I just watched a really lovely documentary called Lost in Living. The director, Mary Trunk, followed the lives of four women, who were both mothers and artists, for seven years. This film is by turns, intimate, philosophical and poignant.
Although I don’t have children, the idea of motherhood is something that I lived with pretty actively for a decade. For ten years Paul and I didn’t use birth control, although the “trying” happened in patches and waves, and ebbed as years passed, along with our sense of “it” really ever happening. Still, for me, there was always a “catch” of possibility each month, like an inhale of breath, some point when I thought “maybe” and in that moment, I would imagine my whole life diverging from whatever it was at that point. I would calculate my due date already re-arranging travel plans, school workload, entire career trajectories. In those moments, I was always simultaneously excited and scared of losing my identity and my dreams of accomplishment. The subjects of this film give voice to a lot of those feelings with an honesty I don’t think I’ve seen before in a film. Much of their experience I also relate to, because it is not just about children, but is about balancing life and art, and about doing so from one’s position as a woman. It also tracks the difficulty of maintaining friendships through life changes–and although this involves on two of the four subjects, it is one of the most compelling aspects of the film.

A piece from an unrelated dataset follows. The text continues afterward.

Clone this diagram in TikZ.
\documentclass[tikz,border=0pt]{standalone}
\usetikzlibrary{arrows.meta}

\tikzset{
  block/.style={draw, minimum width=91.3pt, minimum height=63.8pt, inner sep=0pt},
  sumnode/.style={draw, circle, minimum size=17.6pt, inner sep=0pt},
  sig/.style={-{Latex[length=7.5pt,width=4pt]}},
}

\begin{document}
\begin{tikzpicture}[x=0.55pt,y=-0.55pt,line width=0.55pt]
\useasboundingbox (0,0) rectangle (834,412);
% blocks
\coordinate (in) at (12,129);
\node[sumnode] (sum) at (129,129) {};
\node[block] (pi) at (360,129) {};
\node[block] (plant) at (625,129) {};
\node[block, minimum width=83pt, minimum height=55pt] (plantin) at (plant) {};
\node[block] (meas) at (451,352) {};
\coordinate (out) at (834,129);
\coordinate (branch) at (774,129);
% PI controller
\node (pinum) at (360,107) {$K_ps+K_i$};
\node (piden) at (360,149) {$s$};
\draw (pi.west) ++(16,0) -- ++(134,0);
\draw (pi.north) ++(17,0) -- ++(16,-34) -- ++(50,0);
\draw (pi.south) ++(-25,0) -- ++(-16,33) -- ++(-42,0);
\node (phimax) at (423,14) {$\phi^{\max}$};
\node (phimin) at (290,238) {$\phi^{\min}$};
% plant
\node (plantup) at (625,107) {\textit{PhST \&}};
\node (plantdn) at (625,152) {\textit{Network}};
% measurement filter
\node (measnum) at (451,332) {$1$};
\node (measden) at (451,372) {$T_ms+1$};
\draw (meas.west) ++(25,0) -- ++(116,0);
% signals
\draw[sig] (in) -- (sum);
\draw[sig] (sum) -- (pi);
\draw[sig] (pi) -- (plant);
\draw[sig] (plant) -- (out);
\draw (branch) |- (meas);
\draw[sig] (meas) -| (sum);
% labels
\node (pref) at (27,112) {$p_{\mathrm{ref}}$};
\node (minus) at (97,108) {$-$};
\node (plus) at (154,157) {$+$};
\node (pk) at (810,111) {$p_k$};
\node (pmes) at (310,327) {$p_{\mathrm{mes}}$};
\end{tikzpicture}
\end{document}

This trailer is ten minutes, which is long–but I like it much better than the three-minute one–so just watch a couple of minutes of it.
4 thoughts on “Movie Report: Lost in Living”
I gotta see this. Thanks for the reco! Miss you!
Miss you too. Yes, I think you’d like it. One of the first quotes in the trailer is about physically being confined to second gear when you still have in mind a destination you’d prefer to get to faster. And I thought, it’s not just about kids–it’s also illness and other random circumstances that require the same kind of acceptance. You must be feeling that in spades recently! Plus, the kids!
Hey Barrington, Never saw this. Thanks so much!! -Mary
Thank you Barrington. I am Caren from the film, the tall painter turned editor. I am so glad the film resonated with you. Thank you for blogging about it.